A total of 35 people ranging in age from high schoolers to late 50s took part in the weeklong experience dubbed “Alive in NY.” For many participants, it was a life-changing experience that strengthened their faith and gave them a vision of how they can minister in their own community.
“We all came in with some preconceived notions of what homelessness in New York City was going to look like, and I think by the end of the week we had a different image of what it actually was,” said Aaron Bainbridge, a recent college graduate.
For Jana Vander Laan, who was joined on the trip by her 15-year-old son, Trenton, it was her first mission trip. She came away inspired by the people she met who work in the shelters and soup kitchens.
“They get up and do this day after day after day because they love the people of New York,” Vander Laan said. “They love their communities that they work in. They have such a big heart for every single person.”

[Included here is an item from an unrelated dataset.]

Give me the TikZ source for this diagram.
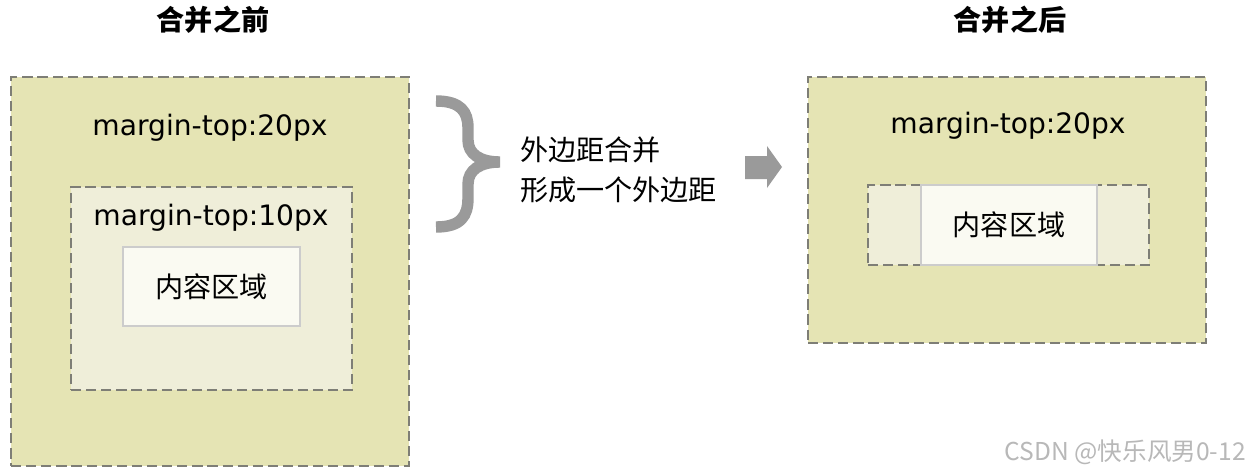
\documentclass[tikz,border=0pt]{standalone}
\usepackage{fontspec}
\setmainfont{DejaVu Sans}
\newfontfamily\cjk{Noto Sans CJK SC}
\usetikzlibrary{fit}

\definecolor{outerfill}{HTML}{E5E4B4}
\definecolor{innerfill}{HTML}{EFEED9}
\definecolor{contentfill}{HTML}{FAFAF2}
\definecolor{dashgray}{HTML}{7E7E76}
\definecolor{bracegray}{HTML}{9A9A9A}

\begin{document}
\begin{tikzpicture}[
  x=0.02cm, y=-0.02cm,
  marginbox/.style={draw=dashgray,line width=1.4pt,dash pattern=on 5.8pt off 2.8pt,inner sep=0pt},
  outerbox/.style={marginbox,fill=outerfill},
  innerbox/.style={marginbox,fill=innerfill},
  contentbox/.style={draw=black!20,line width=1pt,fill=contentfill,inner sep=0pt},
  label/.style={font=\fontsize{16}{19}\selectfont},
  cjklabel/.style={font=\cjk\fontsize{16}{19}\selectfont},
  title/.style={font=\cjk\bfseries\fontsize{16}{19}\selectfont}
]
  \useasboundingbox (0,0) rectangle (1255,474);

  % before
  \node[title] (t1) at (213,20) {合并之前};
  \node[outerbox,fit={(11,77) (409,466)}] (o1) {};
  \node[label] (m1) at (210,128) {margin-top:20px};
  \node[innerbox,fit={(71,187) (352,390)}] (i1) {};
  \node[label] (m2) at (211,218) {margin-top:10px};
  \node[contentbox,fit={(123,247) (300,326)}] (c1) {};
  \node[cjklabel] (k1) at (c1.center) {内容区域};

  % brace and note
  \draw[bracegray,line width=6.5pt] (436,101) .. controls (461,101) and (468,112) .. (468,128)
    -- (468,140) .. controls (468,154) and (480,162) .. (500,162)
    .. controls (480,162) and (468,170) .. (468,184)
    -- (468,198) .. controls (468,216) and (461,227) .. (436,227);
  \node[cjklabel,anchor=west,align=left,font=\cjk\fontsize{16}{22.8}\selectfont] (n1) at (514,170) {外边距合并\\形成一个外边距};
  \fill[bracegray] (745,156) -- (767,156) -- (767,146) -- (782,167) -- (767,188) -- (767,179) -- (745,179) -- cycle;

  % after
  \node[title] (t2) at (1010,20) {合并之后};
  \node[outerbox,fit={(808,77) (1206,343)}] (o2) {};
  \node[label] (m3) at (1008,126) {margin-top:20px};
  \node[innerbox,fit={(868,185) (1149,265)}] (i2) {};
  \node[contentbox,fit={(921,185) (1097,265)}] (c2) {};
  \node[cjklabel] (k2) at (c2.center) {内容区域};

  \node[anchor=east,text=black!28,font=\cjk\fontsize{14}{16}\selectfont] (w) at (1252,452) {CSDN @快乐风男0-12};
\end{tikzpicture}
\end{document}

This is the third intergenerational mission trip Alive has put together. According to Carrie Rodgers, the church’s college and young adult discipleship director, these experiences provide rich opportunities that might not be found in a similar experience limited to high school or college students.
“The depth of conversation, of life experience, of faith journeys, can all come together in a way where everyone is getting to learn from each other, be inspired by one another, and be challenged by one another,” Rodgers said.
College student Danielle Paquette, who also was on a mission trip for the first time, said the experience opened her eyes to similar needs back home. “It helped us realize we can love our neighbor, no matter where we are, and we can translate that back into our own community,” she said.